In a statement to Reuters, Darzi, 59, said the release of the two journalists came after “months of dialogue” with the government of Myanmar.

"I am delighted that the Reuters reporters, Wa Lone and Kyaw Soe Oo, have been granted a pardon, released from custody, and are with their loved ones once more. I know that it will come as a huge relief to their families, friends and colleagues,” Darzi said in the statement. “This outcome shows that dialogue works, even in the most difficult of circumstances.”

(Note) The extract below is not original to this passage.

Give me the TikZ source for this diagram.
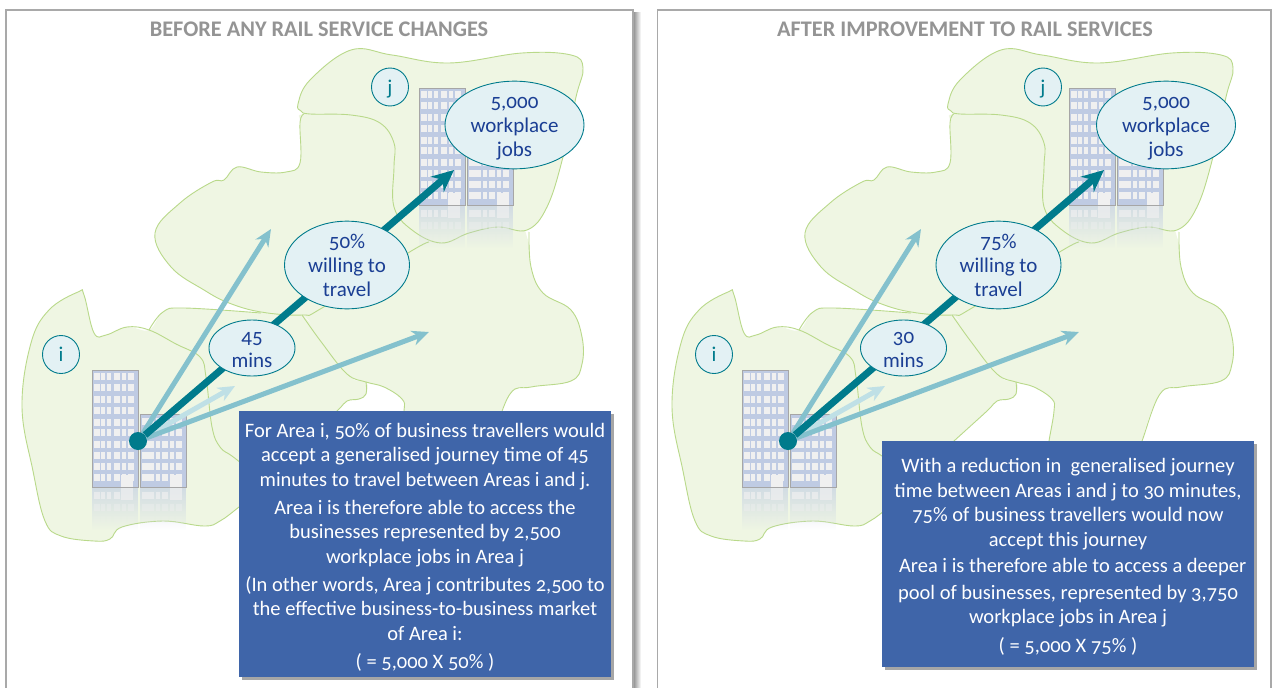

Darzi said discussions about the pardon for Wa Lone and Kyaw Soe Oo had involved the Myanmar government, Reuters, the United Nations and representatives of other governments but did not provide more detail on those closed-door talks.

Reuters had no immediate comment.

Darzi has been a member of an advisory commission that was formed to see through the advice from a panel headed by former UN chief Kofi Anan on solving the long-running conflict in Myanmar’s western region in the state of Rakhine.

Rakhine, on the Bay of Bengal, was the home to most Rohingya Muslims in Myanmar. Hundreds of thousands fled to Bangladesh after a military-led crackdown on the region in 2017.

Senior Myanmar government officials, diplomats and some international representatives are meeting in Yangon to discuss Rakhine this week.

“The power of dialogue must be turned towards securing a lasting peace in Rakhine State and the return of the hundreds of thousands of refugees, whose desperate plight continues. This is essential if Myanmar is to build on today’s progress so that all its citizens can live together in dignity in the hope of a better tomorrow,” Darzi said in the statement.